“Our perfect companions never have fewer than four feet.” (Colette)

Mallika’s annual Book and Author Anniversaries post alerted me to the fact that today is the 150th anniversary of Colette’s  birthday, and the perfect prompt for me to get two of her books out of the TBR (in Women’s Press editions which pleases me – how I regret clearing out loads of my The Women’s Press books when I was trying to streamline before a move one time. Never get rid of books kids – better to die under a toppling pile than live with regret 😉 )

Firstly, Duo and it’s short sequel Le Toutounier (1934 & 1939; trans. Margaret Crosland 1974). Duo follows the discovery by Michel and immediate aftermath of his wife Alice’s short-lived affair with a colleague. They are on holiday in the south of France, somewhat isolated and under the watchful eye of Michel’s family retainer Maria. The novel is primarily dialogue between the couple as they try and decide what remains for them.

Colette’s love of the natural world is very much in evidence as she captures their holiday home and Alice’s feelings of suffocation:

“On the poplars the golden bronze of the new leaves still wrongfully occupied the place of the green. A crabapple tree, its white petals lined with bright red, had defeated the somewhat sickly Judas tree and the syringas in their attempt to escape the destructive shade of the shiny aucubas, extended their slender branches and their butter white stars through the broad grasping leaves, which were mottled like snakes.”

Her precise descriptions of people and their mannerisms also suit this tale especially well, expertly capturing the tension and careful watchfulness between two people fearful of their disintegrating relationship.

“He caressed her with a few crude words, which she heard with a quiver of her eyelashes, as though he had shaken a bunch of flowers over her. They both accepted these exchanges, which were caused by chance, travel, a sudden change of season.”

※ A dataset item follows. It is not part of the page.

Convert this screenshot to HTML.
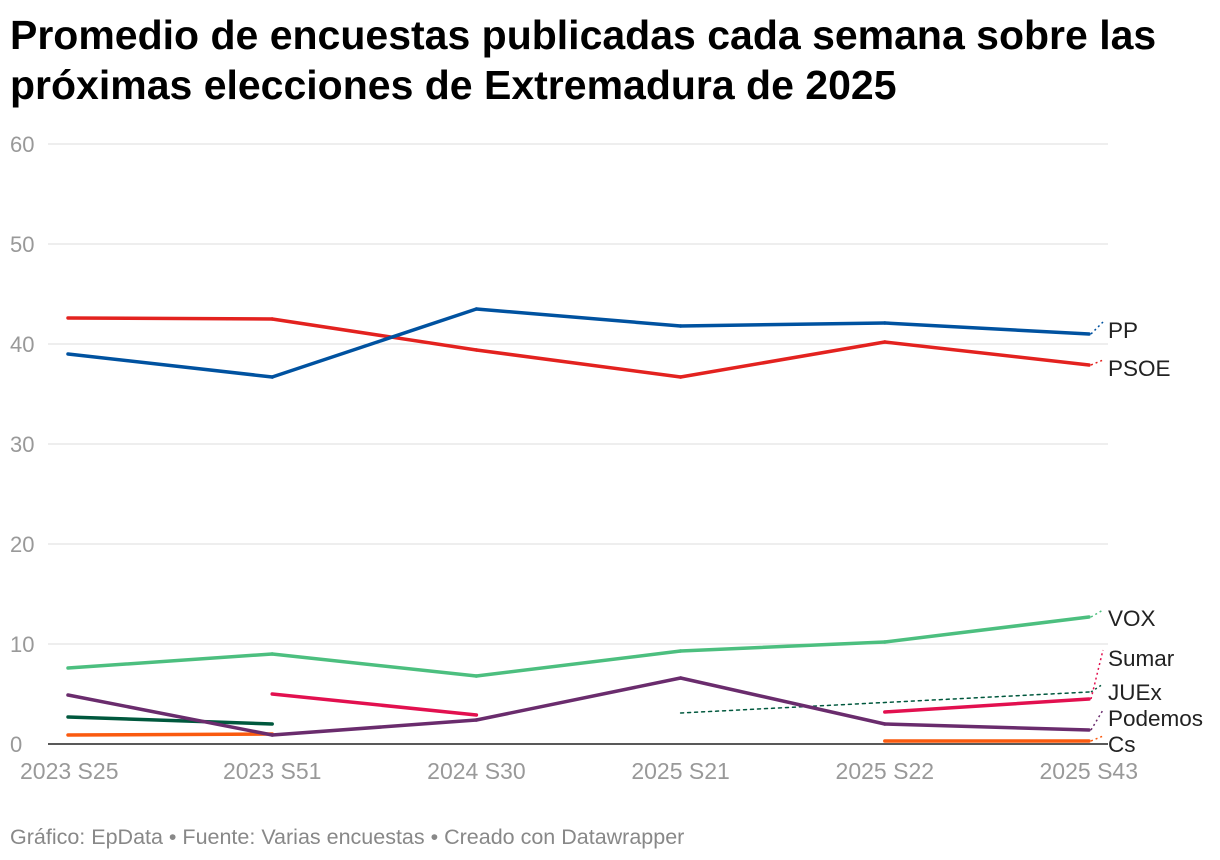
<!DOCTYPE html>
<html><head><meta charset="utf-8"><style>
body{margin:0;background:#fff;font-family:"Liberation Sans",sans-serif;}
#t{position:absolute;left:10px;top:10px;font-size:41px;font-weight:bold;line-height:50px;color:#000;letter-spacing:0;white-space:nowrap}
#f{position:absolute;left:10px;top:825px;font-size:21.5px;color:#888}
svg{position:absolute;left:0;top:0}
</style></head><body>
<div id="t">Promedio de encuestas publicadas cada semana sobre las<br>próximas elecciones de Extremadura de 2025</div>
<svg id="c" width="1220" height="860"></svg>
<div id="f">Gráfico: EpData • Fuente: Varias encuestas • Creado con Datawrapper</div>
<script>
const categories=["2023 S25","2023 S51","2024 S30","2025 S21","2025 S22","2025 S43"];
const yTicks=[0,10,20,30,40,50,60];
const pp=[39.0,36.7,43.5,41.8,42.1,41.0];
const psoe=[42.6,42.5,39.4,36.7,40.2,37.9];
const vox=[7.6,9.0,6.8,9.3,10.2,12.7];
const podemos=[4.9,0.9,2.4,6.6,2.0,1.4];
const sumar=[null,5.0,2.9,null,3.2,4.5];
const juex=[2.7,2.0,null,3.1,null,5.2];
const cs=[0.9,1.0,null,null,0.3,0.3];
const series=[
 {name:"VOX",v:vox,c:"#4cbf7f",ly:618},
 {name:"JUEx",v:juex,c:"#00583d",ly:692,dotFrom:3},
 {name:"Cs",v:cs,c:"#fa5a0f",ly:744},
 {name:"Sumar",v:sumar,c:"#e2104f",ly:658},
 {name:"Podemos",v:podemos,c:"#6a2c6d",ly:718},
 {name:"PSOE",v:psoe,c:"#e3221f",ly:368},
 {name:"PP",v:pp,c:"#0052a0",ly:330}
];
const X=i=>68+i*(1089-68)/5;
const Y=v=>744-v*10;
const s=document.getElementById('c');const NS="http://www.w3.org/2000/svg";
function mk(t,a){const e=document.createElementNS(NS,t);for(const k in a)e.setAttribute(k,a[k]);s.appendChild(e);return e;}
yTicks.forEach(t=>{
 const l=mk('line',{x1:48,x2:1108,y1:Y(t),y2:Y(t),stroke:t==0?'#222':'#ddd','stroke-width':t==0?1.5:1});
 
 
 const tx=mk('text',{x:10,y:Y(t)+8,'font-size':22,fill:'#999'});tx.textContent=t;
 
 
});
categories.forEach((c,i)=>{
 const anchor=i==0?'start':(i==5?'end':'middle');
 const x=i==0?20:(i==5?1138:X(i));
 const tx=mk('text',{x:x,y:779,'font-size':23,fill:'#999','text-anchor':anchor});tx.textContent=c;
 
 
});
series.forEach(se=>{
 let prev=null;
 se.v.forEach((v,i)=>{
  if(v==null)return;
  if(prev!=null){
   const gap=i-prev>1;
   const dotted=gap&&se.dotFrom!==undefined&&prev>=se.dotFrom;
   if(!gap||dotted){
    const l=mk('line',{x1:X(prev),y1:Y(se.v[prev]),x2:X(i),y2:Y(v),stroke:se.c,'stroke-width':dotted?1.5:3.5,'stroke-dasharray':dotted?'3,4':'none','stroke-linecap':'round'});
    
    
   }
  }
  prev=i;
 });
 const last=se.v[5];
 const cl=mk('line',{x1:1091,y1:Y(last),x2:1103,y2:se.ly-8,stroke:se.c,'stroke-width':1.5,'stroke-dasharray':'2,3'});
 
 
 const tx=mk('text',{x:1108,y:se.ly+8,'font-size':22.5,fill:'#222'});tx.textContent=se.name;
 
 
});
</script>
</body></html>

Michel and Alice don’t tear each other apart, but at the same time their relationship seems doomed. However, the precision and containment of the story to a few days in a specific place, doesn’t make for a heavy or oppressive read. Colette’s humour is always present, with some surprising phrases:

“Out of modesty the servant placed a saucepan lid over the milk.”

During Duo, we learn something of Alice’s family, her sisters Colombe, Hermine and Bizoute.

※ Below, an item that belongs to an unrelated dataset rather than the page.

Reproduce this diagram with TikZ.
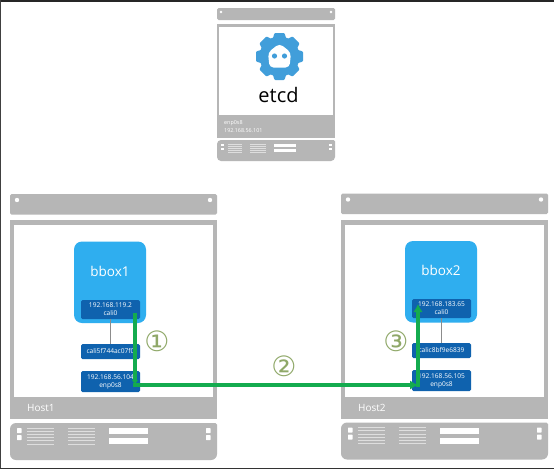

“When I think about my family as much as that, it’s because I’m finding Michel terribly boring.”

In Le Toutounier she visits their stuffy, smoke-filled Paris apartment with the titular “huge, indestructible sofa of English origin, battered down like a forest road in the rainy season.”

It’s a short novel (80 pages) and I can see why it was put in the same volume as Duo as I think it is best read following on from its predecessor, forming a portrait of an interlude in Alice’s life.

Bizoute is away from home, leaving Colombe and Hermine together with their complicated love lives. Neither of them are with available men and the situation escalates. But the focus in Le Toutounier is not on relationships between the sexes but rather between the sisters, and what it means for women in a family to be close to one another. As so often, Colette focuses her sensual descriptions on women, showing appreciation but not sentimentality:

“The fine woollen dressing gown with a pattern of embossed stitching fell over her quivering shoulders, and it’s pink glow rose to her cheeks, where the makeup had lost its delicate morning colour beneath successive layers of powder.”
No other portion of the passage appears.